■ WHAT IS ASKED ■
From the first line of the data below through the line bearing "Chart.register(...registerables);", reproduce each line exactly; do not include pictures.
## begin GIVEN INFORMATION
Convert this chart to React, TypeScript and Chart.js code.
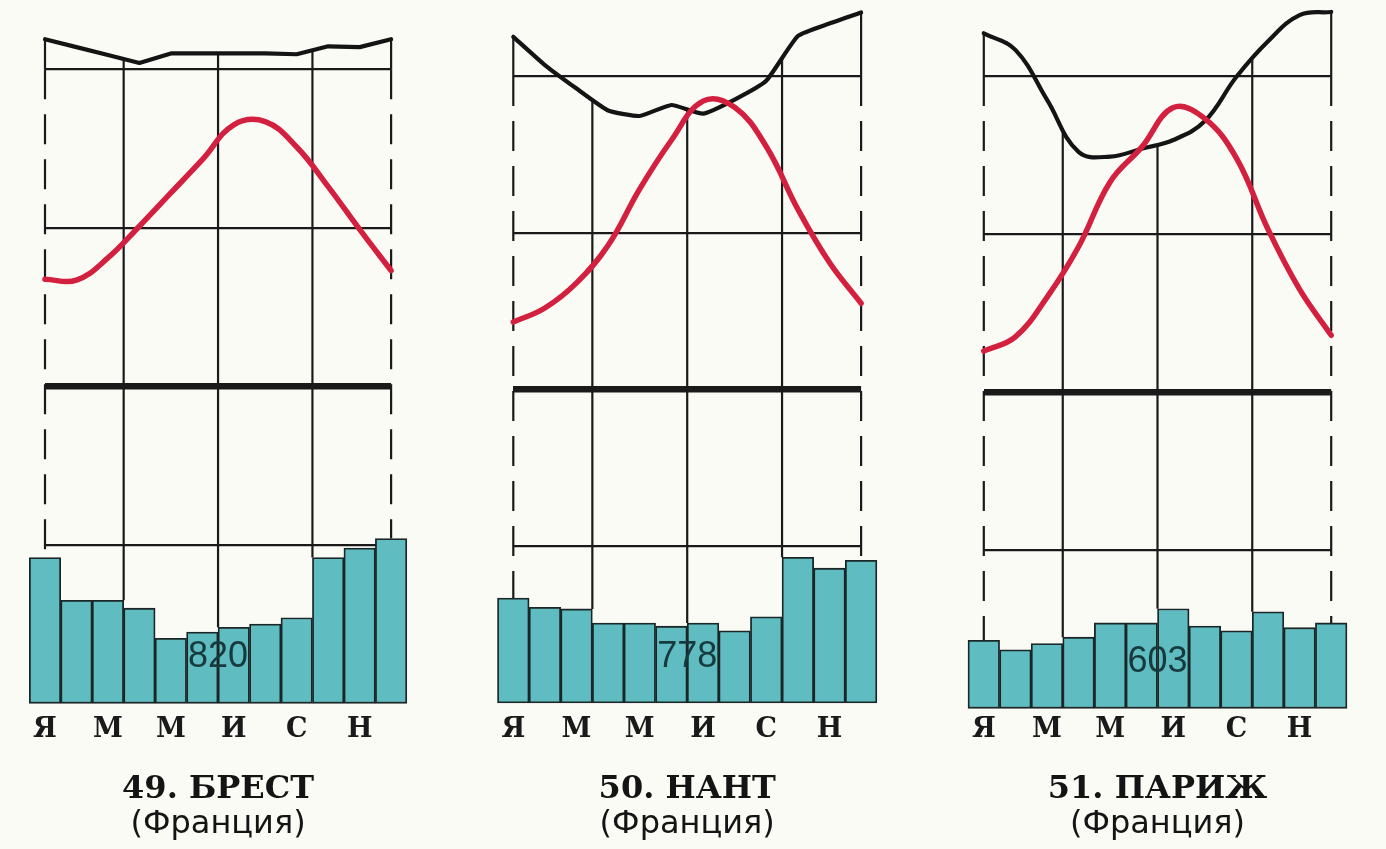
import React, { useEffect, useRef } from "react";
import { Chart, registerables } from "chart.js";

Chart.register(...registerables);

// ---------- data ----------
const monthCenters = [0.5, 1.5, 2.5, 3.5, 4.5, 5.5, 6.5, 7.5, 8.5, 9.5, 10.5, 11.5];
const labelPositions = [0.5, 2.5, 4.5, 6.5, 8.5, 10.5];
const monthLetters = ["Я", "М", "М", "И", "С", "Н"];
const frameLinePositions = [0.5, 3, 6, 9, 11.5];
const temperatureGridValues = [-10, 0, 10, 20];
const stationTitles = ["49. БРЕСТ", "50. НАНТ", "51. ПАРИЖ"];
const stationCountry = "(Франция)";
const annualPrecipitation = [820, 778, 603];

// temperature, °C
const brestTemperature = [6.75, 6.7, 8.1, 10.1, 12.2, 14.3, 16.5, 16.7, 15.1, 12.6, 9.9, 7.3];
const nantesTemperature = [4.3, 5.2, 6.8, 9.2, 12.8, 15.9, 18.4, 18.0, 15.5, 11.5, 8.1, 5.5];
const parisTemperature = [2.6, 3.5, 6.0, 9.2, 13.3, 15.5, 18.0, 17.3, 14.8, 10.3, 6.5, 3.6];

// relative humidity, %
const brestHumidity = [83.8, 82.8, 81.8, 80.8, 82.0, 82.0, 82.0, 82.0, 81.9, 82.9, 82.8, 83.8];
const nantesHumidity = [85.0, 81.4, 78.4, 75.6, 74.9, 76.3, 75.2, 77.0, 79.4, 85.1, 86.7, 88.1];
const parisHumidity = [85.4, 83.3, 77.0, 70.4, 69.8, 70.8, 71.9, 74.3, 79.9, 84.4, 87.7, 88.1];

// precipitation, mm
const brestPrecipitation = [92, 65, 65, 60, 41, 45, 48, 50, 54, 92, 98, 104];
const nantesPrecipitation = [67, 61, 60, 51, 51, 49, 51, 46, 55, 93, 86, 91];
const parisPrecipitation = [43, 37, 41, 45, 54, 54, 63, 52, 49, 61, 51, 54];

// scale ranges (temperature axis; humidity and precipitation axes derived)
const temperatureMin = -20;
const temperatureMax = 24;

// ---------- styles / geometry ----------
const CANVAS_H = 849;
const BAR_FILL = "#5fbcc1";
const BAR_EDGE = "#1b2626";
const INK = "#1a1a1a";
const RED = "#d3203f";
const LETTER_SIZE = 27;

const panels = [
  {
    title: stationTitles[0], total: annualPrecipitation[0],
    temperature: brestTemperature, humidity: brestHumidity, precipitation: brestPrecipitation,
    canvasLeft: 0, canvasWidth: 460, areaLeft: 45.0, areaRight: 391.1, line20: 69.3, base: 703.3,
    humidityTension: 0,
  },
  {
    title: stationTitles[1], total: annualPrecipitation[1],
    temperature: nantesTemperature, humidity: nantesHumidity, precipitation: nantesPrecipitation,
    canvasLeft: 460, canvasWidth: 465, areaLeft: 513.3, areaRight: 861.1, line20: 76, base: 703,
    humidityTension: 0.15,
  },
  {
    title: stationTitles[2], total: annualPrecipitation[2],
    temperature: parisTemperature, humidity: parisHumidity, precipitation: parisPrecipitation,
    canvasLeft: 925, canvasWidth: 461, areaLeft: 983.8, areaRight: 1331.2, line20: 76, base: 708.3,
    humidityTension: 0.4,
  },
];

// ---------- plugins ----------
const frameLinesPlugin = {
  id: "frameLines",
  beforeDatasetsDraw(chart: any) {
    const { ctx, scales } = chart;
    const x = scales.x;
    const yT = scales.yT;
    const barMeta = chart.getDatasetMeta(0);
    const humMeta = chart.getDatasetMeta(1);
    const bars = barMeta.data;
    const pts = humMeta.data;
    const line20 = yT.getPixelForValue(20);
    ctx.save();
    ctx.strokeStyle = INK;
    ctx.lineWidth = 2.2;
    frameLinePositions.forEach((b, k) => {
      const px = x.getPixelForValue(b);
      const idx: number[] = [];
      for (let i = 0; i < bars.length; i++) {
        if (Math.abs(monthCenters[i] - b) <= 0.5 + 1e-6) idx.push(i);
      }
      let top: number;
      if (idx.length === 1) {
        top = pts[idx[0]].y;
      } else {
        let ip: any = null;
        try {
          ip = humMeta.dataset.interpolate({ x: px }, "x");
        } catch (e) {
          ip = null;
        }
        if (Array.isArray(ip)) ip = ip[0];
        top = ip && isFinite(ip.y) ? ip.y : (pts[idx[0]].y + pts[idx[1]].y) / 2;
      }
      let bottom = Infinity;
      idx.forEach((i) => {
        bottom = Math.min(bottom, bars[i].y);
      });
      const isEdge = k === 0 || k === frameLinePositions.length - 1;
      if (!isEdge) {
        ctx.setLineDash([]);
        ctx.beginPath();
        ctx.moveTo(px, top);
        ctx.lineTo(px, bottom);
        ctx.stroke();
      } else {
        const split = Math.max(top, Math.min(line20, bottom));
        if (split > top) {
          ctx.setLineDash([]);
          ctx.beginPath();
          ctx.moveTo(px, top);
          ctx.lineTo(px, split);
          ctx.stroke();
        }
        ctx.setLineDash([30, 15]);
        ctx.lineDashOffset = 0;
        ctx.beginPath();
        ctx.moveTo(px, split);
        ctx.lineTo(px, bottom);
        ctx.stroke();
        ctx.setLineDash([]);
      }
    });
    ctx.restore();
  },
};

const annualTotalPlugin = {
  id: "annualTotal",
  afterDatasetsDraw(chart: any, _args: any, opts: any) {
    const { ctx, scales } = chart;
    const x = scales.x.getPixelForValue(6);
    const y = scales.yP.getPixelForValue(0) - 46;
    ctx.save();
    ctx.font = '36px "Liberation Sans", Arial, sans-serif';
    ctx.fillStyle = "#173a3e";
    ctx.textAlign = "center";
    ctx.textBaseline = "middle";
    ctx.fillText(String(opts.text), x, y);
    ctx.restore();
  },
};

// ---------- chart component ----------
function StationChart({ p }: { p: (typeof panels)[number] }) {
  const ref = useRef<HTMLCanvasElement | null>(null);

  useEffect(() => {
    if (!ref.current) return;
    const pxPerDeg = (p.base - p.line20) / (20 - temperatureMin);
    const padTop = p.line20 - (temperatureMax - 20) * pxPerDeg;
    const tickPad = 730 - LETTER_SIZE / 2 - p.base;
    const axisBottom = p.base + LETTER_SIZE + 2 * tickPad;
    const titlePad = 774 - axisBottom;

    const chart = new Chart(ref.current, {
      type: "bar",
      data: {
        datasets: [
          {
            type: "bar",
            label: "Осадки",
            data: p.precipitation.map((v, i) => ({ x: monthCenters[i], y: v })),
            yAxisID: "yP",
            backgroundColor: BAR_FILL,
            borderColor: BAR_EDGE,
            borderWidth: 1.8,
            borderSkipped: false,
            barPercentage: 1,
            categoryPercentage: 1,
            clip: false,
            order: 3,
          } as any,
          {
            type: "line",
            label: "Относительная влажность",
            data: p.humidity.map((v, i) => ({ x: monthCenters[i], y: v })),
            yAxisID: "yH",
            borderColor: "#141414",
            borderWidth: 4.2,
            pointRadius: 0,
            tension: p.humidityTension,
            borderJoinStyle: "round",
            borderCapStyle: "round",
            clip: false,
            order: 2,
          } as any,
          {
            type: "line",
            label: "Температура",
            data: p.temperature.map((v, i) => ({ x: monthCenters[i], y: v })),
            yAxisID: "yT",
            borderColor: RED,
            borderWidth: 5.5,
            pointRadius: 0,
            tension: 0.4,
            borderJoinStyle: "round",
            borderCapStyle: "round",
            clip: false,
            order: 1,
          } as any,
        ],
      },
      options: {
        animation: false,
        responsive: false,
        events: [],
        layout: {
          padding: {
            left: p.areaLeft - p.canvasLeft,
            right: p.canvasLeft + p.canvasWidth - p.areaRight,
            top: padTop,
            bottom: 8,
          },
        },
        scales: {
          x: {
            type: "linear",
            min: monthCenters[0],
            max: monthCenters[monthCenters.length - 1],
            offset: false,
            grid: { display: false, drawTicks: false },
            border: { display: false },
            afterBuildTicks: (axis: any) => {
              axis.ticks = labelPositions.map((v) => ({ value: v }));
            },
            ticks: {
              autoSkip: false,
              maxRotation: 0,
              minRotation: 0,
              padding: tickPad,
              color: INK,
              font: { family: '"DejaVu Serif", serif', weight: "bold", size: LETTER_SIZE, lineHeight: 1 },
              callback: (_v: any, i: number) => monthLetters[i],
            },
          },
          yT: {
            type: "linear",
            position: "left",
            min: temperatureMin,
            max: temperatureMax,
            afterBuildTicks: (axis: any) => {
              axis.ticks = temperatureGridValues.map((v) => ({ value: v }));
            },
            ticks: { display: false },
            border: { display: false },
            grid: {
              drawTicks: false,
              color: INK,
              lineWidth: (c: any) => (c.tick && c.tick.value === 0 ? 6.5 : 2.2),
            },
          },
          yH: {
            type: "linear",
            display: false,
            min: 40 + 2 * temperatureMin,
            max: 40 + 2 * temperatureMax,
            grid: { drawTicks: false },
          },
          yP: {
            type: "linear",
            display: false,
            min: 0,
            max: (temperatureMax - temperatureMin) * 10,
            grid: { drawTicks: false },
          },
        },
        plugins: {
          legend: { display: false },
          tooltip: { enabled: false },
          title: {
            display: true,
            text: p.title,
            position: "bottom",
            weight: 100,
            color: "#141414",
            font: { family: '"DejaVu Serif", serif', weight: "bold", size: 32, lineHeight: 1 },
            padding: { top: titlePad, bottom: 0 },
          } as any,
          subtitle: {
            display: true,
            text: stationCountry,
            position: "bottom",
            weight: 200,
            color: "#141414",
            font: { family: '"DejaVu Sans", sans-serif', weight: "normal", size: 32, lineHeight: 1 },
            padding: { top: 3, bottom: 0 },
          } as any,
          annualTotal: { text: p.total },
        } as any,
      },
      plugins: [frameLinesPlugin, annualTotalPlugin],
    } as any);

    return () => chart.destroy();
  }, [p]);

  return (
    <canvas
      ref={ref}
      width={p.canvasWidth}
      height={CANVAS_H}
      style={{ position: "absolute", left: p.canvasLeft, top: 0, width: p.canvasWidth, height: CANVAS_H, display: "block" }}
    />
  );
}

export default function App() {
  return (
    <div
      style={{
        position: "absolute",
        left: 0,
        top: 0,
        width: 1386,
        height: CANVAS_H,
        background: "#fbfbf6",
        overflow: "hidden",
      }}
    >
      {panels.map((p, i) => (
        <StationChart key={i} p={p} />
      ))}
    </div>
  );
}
## end GIVEN INFORMATION
■ WRITTEN RESPONSE ■
Convert this chart to React, TypeScript and Chart.js code.
import React, { useEffect, useRef } from "react";
import { Chart, registerables } from "chart.js";

Chart.register(...registerables);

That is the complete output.